Located in Central Jersey, the Sourland area is the largest contiguous forest in the state. While Sourland Mountain might not offer sweeping views, hikers do get the opportunity to enjoy the tranquility of expansive flower fields, and they can challenge themselves hiking the boulders of Devil’s Half Acre. The Sourland Mountain Preserve website says October is a peak time to visit.
Delaware and Raritan Canal
The Delaware and Raritan Canal offers more than 70 miles of trails for hikers to choose from. If you’re a history lover, this hike will take you back in time with its covered bridges, 18th century homes, and remnants of the canal’s locks. You’ll have the chance to imagine how goods used to move between two historic economic centers: Trenton and New Brunswick. A relatively flat trail, this route is fit for hikers and bikers alike.
Hartshorne Woods Park
If you head over to the coast, you’ll find Hartshorne Woods Park overlooking the Navesink River. This is the highest elevation on the Atlantic Coast. The Navesink Military Reservation was built there during WWII, and Battery Lewis, the larger of the two batteries built during the time, was fully restored in 2017. Hikers can enjoy 14 miles of trails and scenic areas including Rocky Point, Claypit Creek, and Buttermilk Valley.
Cape May Point State Park
Because the 157-foot-tall Cape May Lighthouse is the focal point of the park, many people don’t know about Cape May Point State Park’s extensive trail network.
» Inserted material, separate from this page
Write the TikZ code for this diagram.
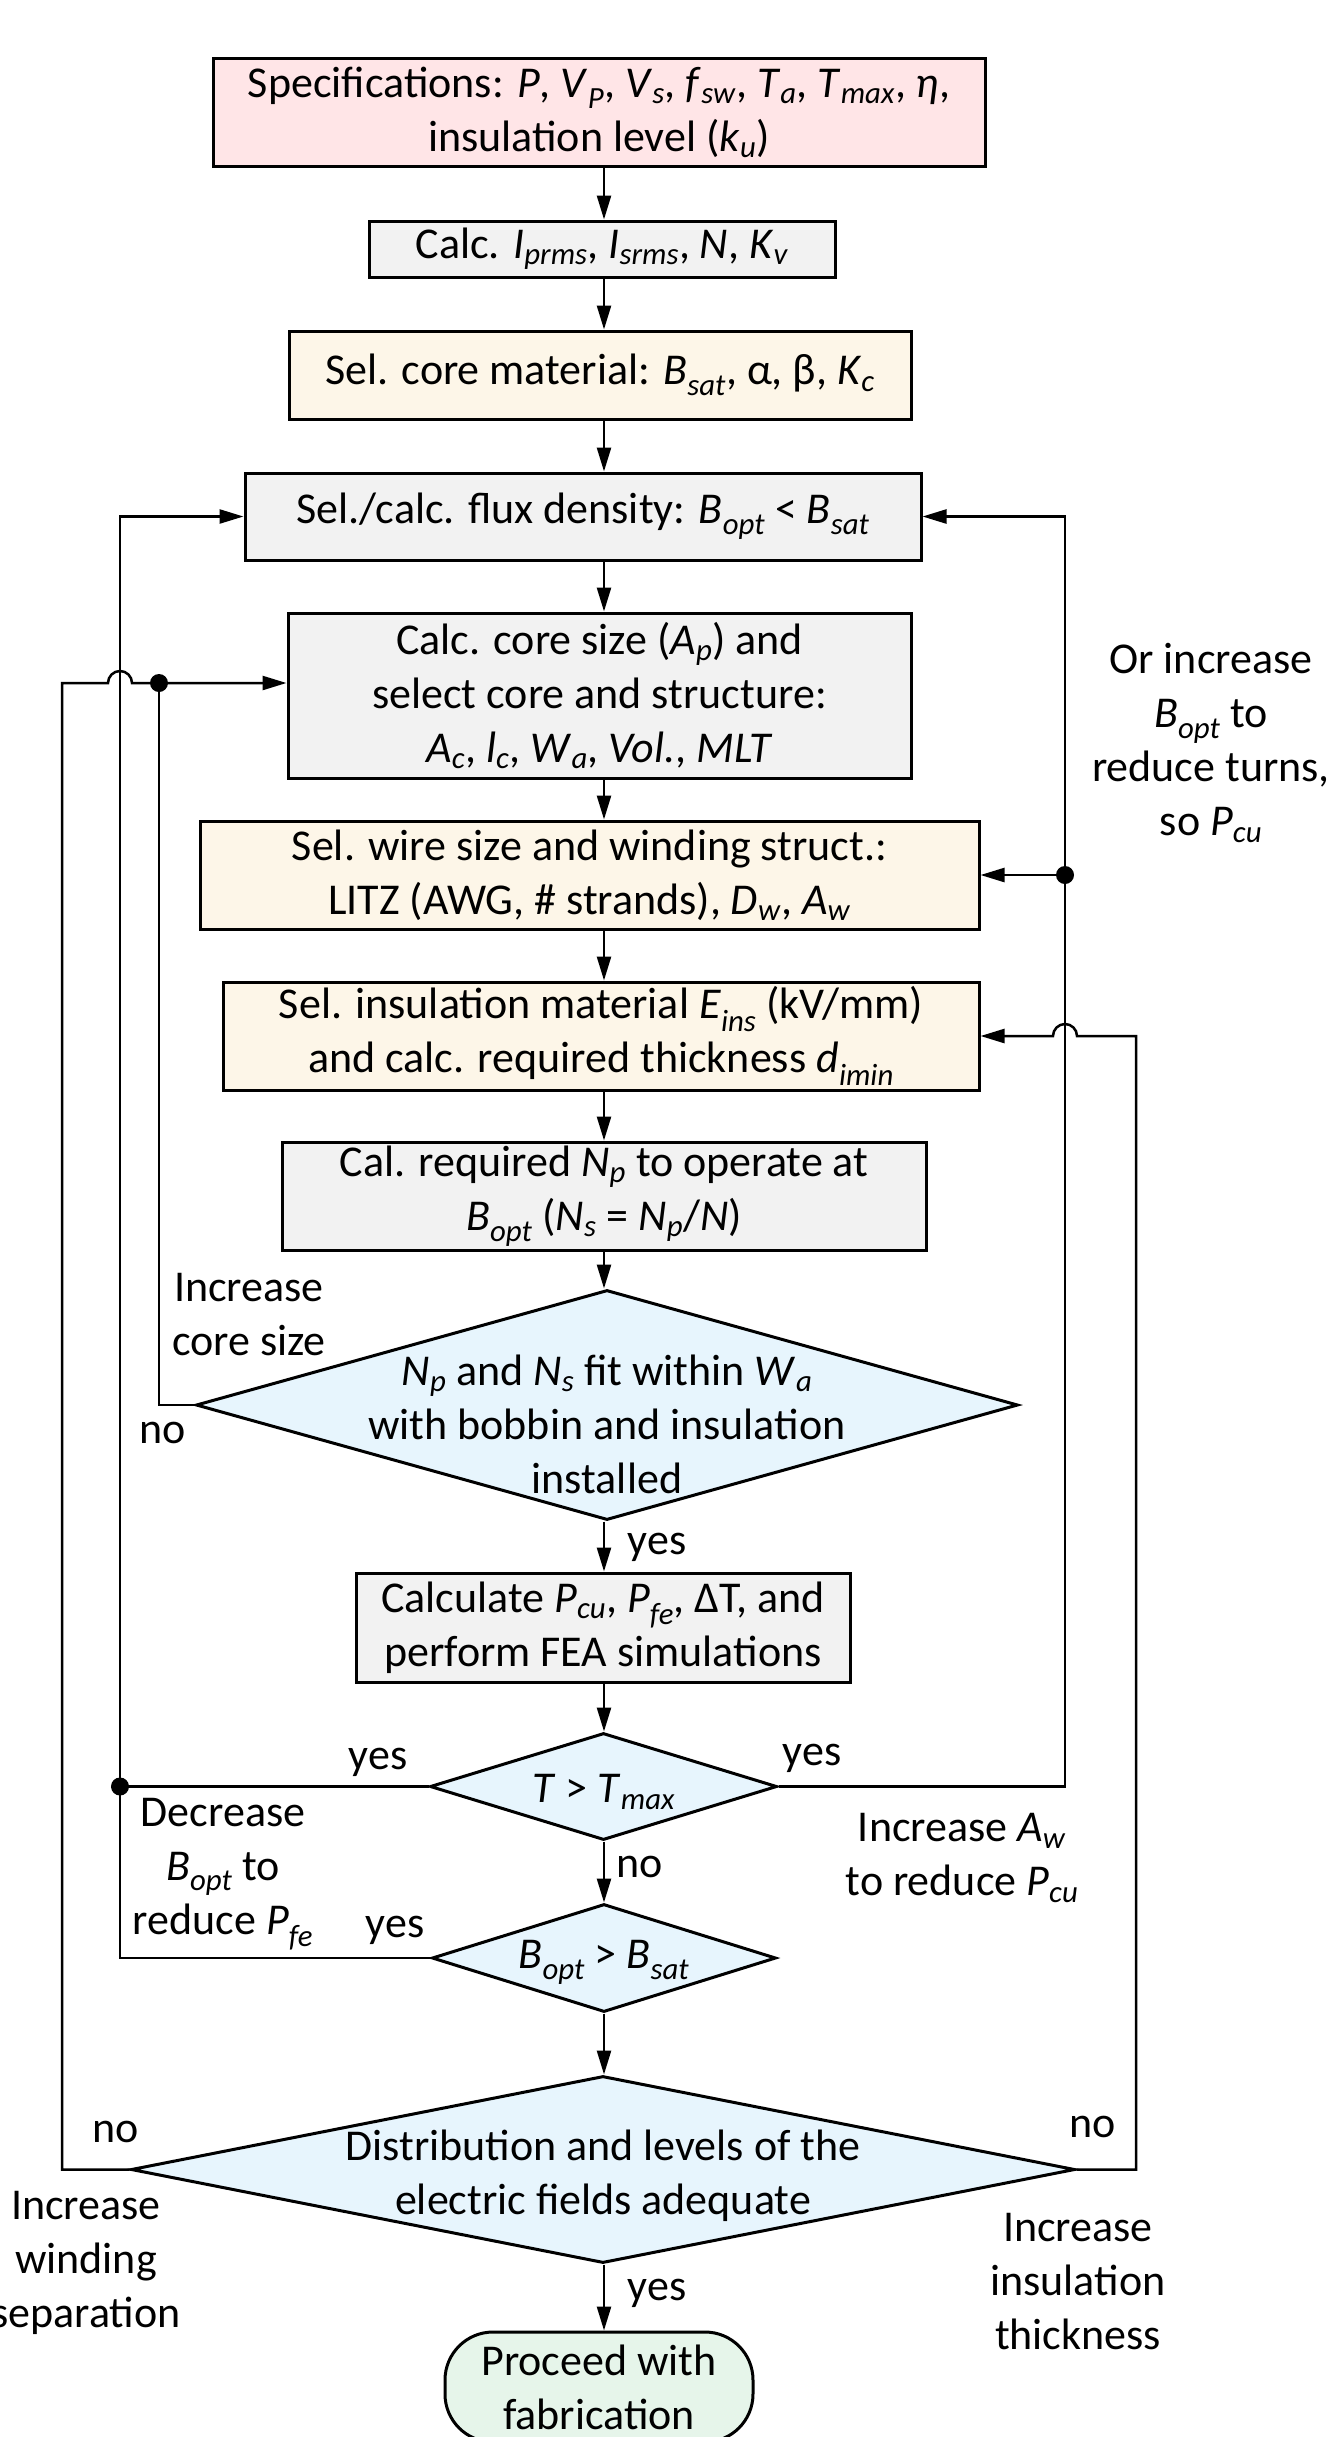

A hike through the 153 acres takes visitors through dunes, marshes, forests, and other coastal habitats. Fall is a particularly great time to visit, as the park offers multiple viewing platforms to watch birds beginning to migrate south. In fact, Cape May Point is known as the Fall Birding Capital of the East Coast!
Fall is an ideal time to get outdoors before winter sets in. From strenuous hikes for experts to leisurely walks for novices, the Garden State has every kind of trail imaginable. There is no better way to enjoy a crisp fall day than to spend it outside admiring the natural beauty of our fall foliage. Enjoy the best New Jersey has to offer with a fun fall hike!